Jean Starr, editor of the Midwest Peony Society newsletter, is a realist. She admits that just because you have a resolution doesn’t mean that it can’t cover multiple growing seasons. “My resolutions are usually a carry-over from previous years. They include adding organic fertilizer in the form of compost or composted manure.”  Check. “I’m not adding anything new until I remove the plants I don't intend on keeping.” Check. “I plan to continue indulging my penchant for unusual plants because that's one of my main reasons for gardening.” Check. (Jean loves perennials, especially peonies and day lilies. I make another secret note that she is going to buy many new plants that will patiently wait in their pots for a spot in her garden in Chesterton, Indiana, while she decides which existing plants to evict.) 

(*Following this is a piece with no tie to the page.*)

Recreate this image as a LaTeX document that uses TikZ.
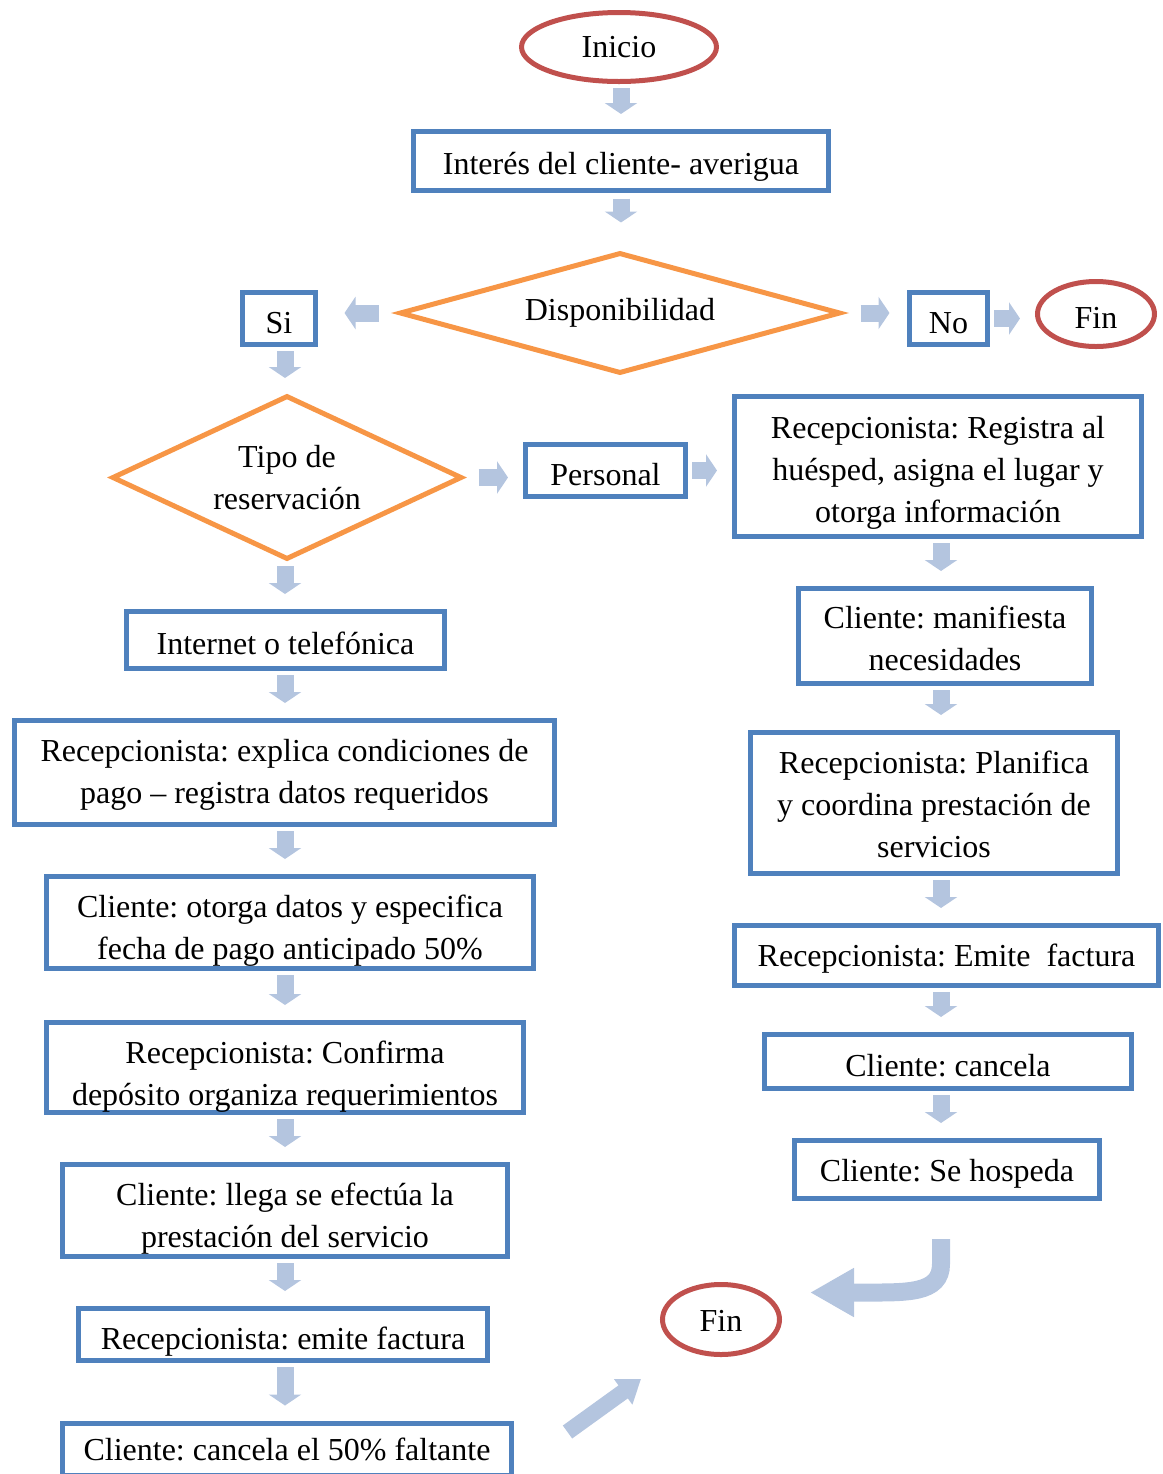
\documentclass[tikz,border=0pt]{standalone}
\usepackage{fontspec}
\setmainfont{Liberation Serif}
\frenchspacing
\usetikzlibrary{arrows.meta,positioning,calc,shapes.geometric}
\definecolor{boxblue}{RGB}{79,129,189}
\definecolor{choiceorange}{RGB}{247,150,70}
\definecolor{ovalred}{RGB}{192,80,77}
\definecolor{arrowblue}{RGB}{180,197,223}

\begin{document}
\begin{tikzpicture}[
  x=0.5pt,y=-0.5pt,
  font=\fontsize{16}{21}\selectfont,
  box/.style={draw=boxblue,line width=2.5pt,align=center,inner sep=0pt},
  oval/.style={draw=ovalred,ellipse,line width=2.5pt,inner sep=0pt},
  choice/.style={draw=choiceorange,diamond,line width=2.5pt,align=center,
                 inner sep=0pt},
  arrow/.style={draw=arrowblue,line width=8.5pt,
                -{Triangle[width=16pt,length=5.5pt]},
                shorten <=2pt,shorten >=7.5pt}
]
\path[use as bounding box] (0,0) rectangle (1163,1474);
\clip (0,0) rectangle (1163,1474);
\coordinate (colL) at (285,0);
\coordinate (colR) at (941,0);

\node[oval,minimum width=97.5pt,minimum height=34.5pt] (inicio) at (619,47) {Inicio};
\node[box,minimum width=207.5pt,minimum height=29.5pt,text height=17pt] (interes)
 at (621,161) {Interés del cliente- averigua};
\node[choice,aspect=3.64,minimum width=220.5pt,minimum height=60.5pt] (disp)
 at (620,313) {Disponibilidad};
\node[box,minimum width=36.5pt,minimum height=26pt,text height=15pt] (si)
 at (279,318.5) {Si};
\node[box,minimum width=39pt,minimum height=26pt,text height=15pt] (no)
 at (948.5,318.5) {No};
\node[oval,minimum width=58.5pt,minimum height=32.5pt,text height=14pt] (fin1)
 at (1096,314) {Fin};
\node[choice,aspect=2.13,minimum width=175pt,minimum height=82pt] (tipo)
 at (287,477.5) {Tipo de\\reservación};
\node[box,minimum width=80pt,minimum height=26pt,text height=15pt] (personal)
 at (605.5,470.5) {Personal};

\node[box,minimum width=203.5pt,minimum height=70pt,text height=59pt] (registra)
 at (938,466.5)
 {Recepcionista: Registra al\\huésped, asigna el lugar y\\otorga información};
\node[box,minimum width=146.5pt,minimum height=47.5pt,text height=35pt]
 (manifiesta) at (945,636) {Cliente: manifiesta\\necesidades};
\node[box,minimum width=183.5pt,minimum height=70.5pt,text height=55pt]
 (planifica) at (934,803)
 {Recepcionista: Planifica\\y coordina prestación de\\servicios};
\node[box,minimum width=212pt,minimum height=30pt,text height=14pt] (emiteR)
 at (946.5,955.5) {Recepcionista: Emite\ \ factura};
\node[box,minimum width=183.5pt,minimum height=27pt,text height=15pt] (cancelaR)
 at (948,1061.5) {Cliente: cancela};
\node[box,minimum width=152.5pt,minimum height=29pt,text height=15pt] (hospeda)
 at (947,1169.5) {Cliente: Se hospeda};
\node[oval,minimum width=58.5pt,minimum height=35pt,text height=12pt] (fin2)
 at (721,1319.5) {Fin};

\node[box,minimum width=159pt,minimum height=28.5pt,text height=14.5pt] (internet)
 at (285.5,640) {Internet o telefónica};
\node[box,minimum width=270pt,minimum height=52pt,text height=34pt] (explica)
 at (284.5,772.5)
 {Recepcionista: explica condiciones de\\pago – registra datos requeridos};
\node[box,minimum width=243.5pt,minimum height=46pt,text height=40pt] (otorga)
 at (290,922.5)
 {Cliente: otorga datos y especifica\\fecha de pago anticipado 50\%};
\node[box,minimum width=238.5pt,minimum height=45pt,text height=41pt] (confirma)
 at (285,1067.5)
 {Recepcionista: Confirma\\depósito organiza requerimientos};
\node[box,minimum width=222.5pt,minimum height=46pt,text height=40pt] (llega)
 at (285,1210.5)
 {Cliente: llega se efectúa la\\prestación del servicio};
\node[box,minimum width=204.5pt,minimum height=26pt,text height=18pt] (emiteL)
 at (283,1334.5) {Recepcionista: emite factura};
\node[box,minimum width=224.5pt,minimum height=26pt] (cancelaL) at (287,1449)
 {Cliente: cancela el 50\% faltante};

\draw[arrow] (inicio.south -| interes.north) -- (interes.north);
\draw[arrow,shorten <=2.75pt,shorten >=13.75pt] (interes.south) -- (interes.south |- disp.north);
\draw[arrow,shorten <=9.25pt,shorten >=13.25pt] (disp.west) -- (disp.west -| si.east);
\draw[arrow,shorten <=8.75pt,shorten >=8.75pt] (disp.east) -- (disp.east -| no.west);
\draw[arrow] (no.east) -- (no.east -| fin1.west);
\draw[arrow] (si.south -| colL) -- (tipo.north -| colL);
\draw[arrow,shorten <=7pt] (tipo.east) -- (tipo.east -| personal.west);
\draw[arrow] (personal.east) -- (personal.east -| registra.west);
\draw[arrow] (tipo.south -| colL) -- (internet.north -| colL);
\draw[arrow] (internet.south -| colL) -- (explica.north -| colL);
\draw[arrow] (explica.south -| colL) -- (otorga.north -| colL);
\draw[arrow] (otorga.south -| colL) -- (confirma.north -| colL);
\draw[arrow] (confirma.south -| colL) -- (llega.north -| colL);
\draw[arrow] (llega.south -| colL) -- (emiteL.north -| colL);
\draw[arrow] (emiteL.south -| colL) -- (cancelaL.north -| colL);
\draw[arrow] (registra.south -| colR) -- (manifiesta.north -| colR);
\draw[arrow] (manifiesta.south -| colR) -- (planifica.north -| colR);
\draw[arrow] (planifica.south -| colR) -- (emiteR.north -| colR);
\draw[arrow] (emiteR.south -| colR) -- (cancelaR.north -| colR);
\draw[arrow] (cancelaR.south -| colR) -- (hospeda.north -| colR);
\draw[arrow,line width=9pt,-{Triangle[width=23pt,length=22pt]},
      shorten <=0pt,shorten >=0pt]
  ($(hospeda.south -| colR)+(0,38)$) -- ++(0,25)
  .. controls +(0,30) and +(45,0) .. ($(fin2.east)+(80,-27)$)
  -- ($(fin2.east)+(28,-27)$);
\draw[arrow,line width=8pt,-{Triangle[width=15pt,length=11pt]},
      shorten <=0pt,shorten >=0pt]
  ($(cancelaL.east)+(53.5,-17)$) -- ($(fin2.center)+(-80,59.5)$);
\end{tikzpicture}
\end{document}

Garden designer Patti Kirkpatrick of Joliet is still pondering what she might do this spring. “I guess my gardening resolutions for 2014 would be to plant more suitable-for-drying species to make an all naturally decorated Christmas tree this year, reclaim my neglected edges, and replace more fences in need of repair.” (I make a secret note in my garden journal, resolving to be more like Patti Kirkpatrick in 2014: thin and ballerina-like. With a knockout garden.) 
A few snowflakes are falling as I look out toward our big vegetable garden. When the wooden picket fence surrounding it finally began to rot last fall, we dismantled it. (When I say “we” I mean My Spouse. My ever-patient spouse who admitted that his resolution this year is to not move any more small trees that I’ve planted no matter what.)  Fence shopping is boring in the middle of winter, so before I begin making concrete resolutions (besides the usual ones--lose weight, eat healthy, exercise, etc.), I turn to my bookshelves in search of a distraction.  
I come across the American poet Ogden Nash, who in 1943, penned “My Victory Garden.”  The poem’s last stanza is my favorite: 
"My farming will never make me famous,
I'm an agricultural ignoramus,
So don't ask me to tell a string bean from a soy bean.
I can't even tell a girl bean from a boy bean."

My resolutions last year focused on growing edibles, including beans of all types, along with “add more tomato plants, get the soil tested, put in raised beds, take out more lawn, put in some apple trees.” A few of these things were much easier to accomplish than my annual, yawn-provoking “exercise regularly” resolution. 

I page through a slender volume, “In Your Garden,” a 1951 collection of newspaper articles by Vita Sackville-West, whose English garden, Sissinghurst, continues to draw visitors long after her death in 1962. In one winter column, she wrote about planning a grey, green and white garden--an ethereal moon garden to be enjoyed on a summer evening. 

“I cannot help hoping that the great ghostly barn owl will sweep silently across a pale garden, next summer, in the twilight--the pale garden that I am now planting, under the first flakes of snow.”  

And then it dawned on  me. My gardening resolution is not about gardening. What I really want to do is sit in my garden and observe rather than work feverishly kneeling and planting, dividing, edging, watering, fertilizing, pruning and tweaking.  And so I revisit one of my favorite quotes by James Douglas from his 1930 book, “Down Shoe Lane.” 

“It is a good idea to be alone in a garden at dawn or dark so that all its shy presences may haunt you and possess you in a reverie of suspended thought.”  

A reverie of suspended thought. Into my garden journal goes this year’s only resolution: “Read More, Weed Less.” (I make a secret note to revisit that entry frequently.) 




What are your garden resolutions for the year?